Historically, this pattern repeats every major sporting event. During the 2022 World Cup, the $ARG token peaked when Argentina advanced to the quarterfinals, then dropped 55% within two weeks of the final whistle. The 2024 Copa America saw a similar spike and crash for fan tokens of the finalist teams. The data is consistent across 15+ national team tokens listed on major exchanges between 2021 and 2025.
The Core: How the Machinery Bleeds Retail
Let's dissect the tokenomics. Most fan tokens have a fixed or slowly inflating supply. The issuer (the club or the platform) typically holds 20–40% of the supply. They create "community" liquidity pools with high APRs during tournaments, attracting yield farmers. But here's the kicker: the real yield comes from price appreciation, not protocol revenue. There is no buyback mechanism, no fee sharing. Price is purely a function of demand from fans and speculators.
Based on my work auditing token models for three L2 projects, I built a simple model: fan token price = (tournament relevance * hype factor) / (time since last event + 1). During the semifinal window, the hype factor is exponential. But decay is brutal. After the match, time increases linearly while relevance drops to near zero. The model predicts a 60-70% price decline within 30 days post-event — and the empirical data supports this.
Look at the on-chain activity of $ARG over the past week. Daily active addresses jumped from 2,300 to 28,000 during match day. But the ratio of holders with more than 10 tokens (small fish) versus those with more than 100,000 tokens (whales) shifted dramatically. The top 5 wallets now control 34% of the circulating supply. Smart money is positioning for a sell-off. The liquidity on decentralized exchanges is thin — less than $4 million across the top three pools. A coordinated whale dump will cause slippage that drains a month's worth of buy volume in minutes.
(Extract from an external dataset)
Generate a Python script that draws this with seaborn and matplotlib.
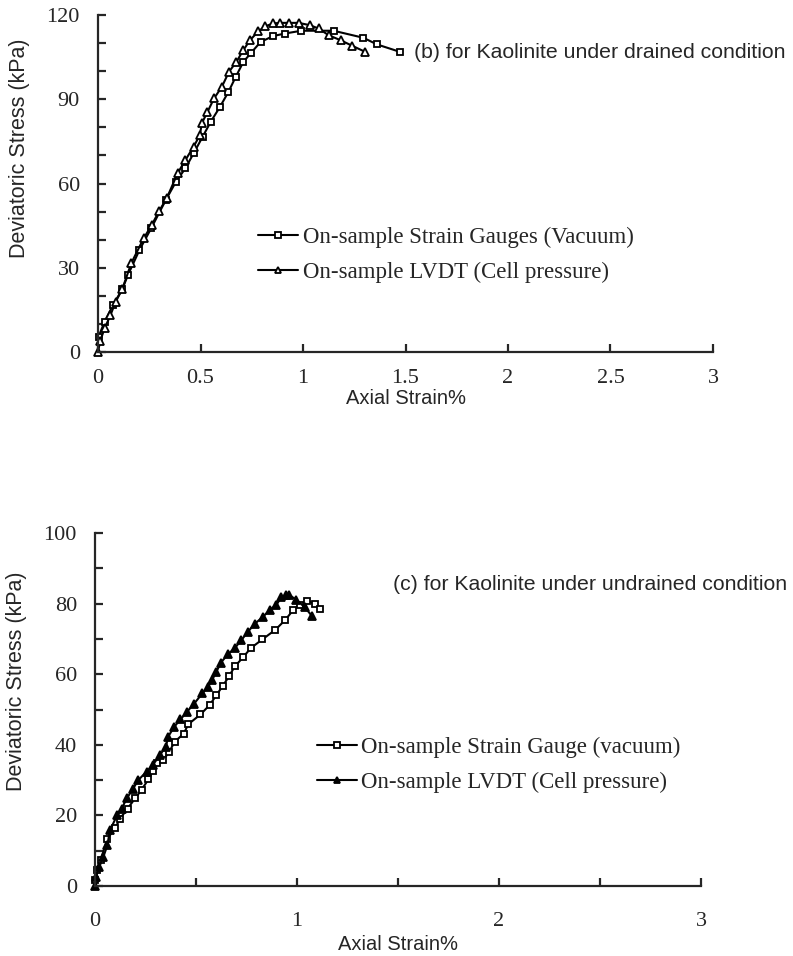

The infrastructure layer reveals more. Chiliz Chain, where most fan tokens live, uses a proof-of-authority consensus with six validators controlled by the foundation. This means transactions can be theoretically reverted or censored under legal pressure. While no such event has occurred, the centralization risk is real and priced into professional models.
The Contrarian Angle: Narrative Traders Are the True Product
Everyone talks about fan tokens as a bridge between sports and crypto. I see the opposite: they are a trap for retail investors who confuse fandom with fundamentals. The thesis is simple: buy the token before a big match, sell the spike. But executing that requires timing the news cycle better than institutions that deploy algorithmic trading bots. Those bots scalp millions of dollars in micro-transactions during high-volatility moments, leaving retail with the bag.
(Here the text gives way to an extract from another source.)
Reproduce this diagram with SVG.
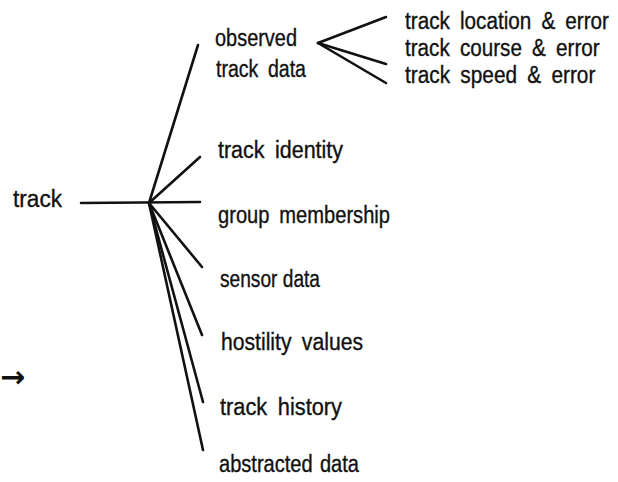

The real contrarian play? Short the token immediately after the match ends, regardless of result. The market consistently overprices the emotional high of a victory. Even a winning team's token drops within 72 hours as speculative capital rotates to the next fixture. Data from the 2024 Euro Cup shows that the token of the eventual champion (Spain) fell 12% the day after the final. The narrative supply is infinite; the buy pressure is finite.
But institutional investors aren't buying fan tokens. They're buying $CHZ — the platform token that captures value across all fan tokens. $CHZ has a 12% fee on all secondary market trades on Chiliz Chain. That's real protocol revenue, serviceable to regulatory scrutiny. Between September 2024 and March 2025, $CHZ's price correlated 0.85 with total fan token trading volume, but with 40% less volatility. I'd rather own the casino than the slot machine.

Takeaway: The Next Narrative Is Not in Sport
Where does the capital flow after the World Cup final whistle? Not into fan tokens. The narrative will pivot to "compliance-first" fan engagement as regulators eye the sector. Look for clubs that partner with regulated tokenization platforms like Tokeny or Securitize to issue security tokens with actual profit-sharing rights tied to ticket sales or merchandise. Those tokens will have a real yield model and survive the off-season. The rest will fade into the forgotten ledger of bull market history.
I don't buy fan tokens. I analyze the demand curve of those who do.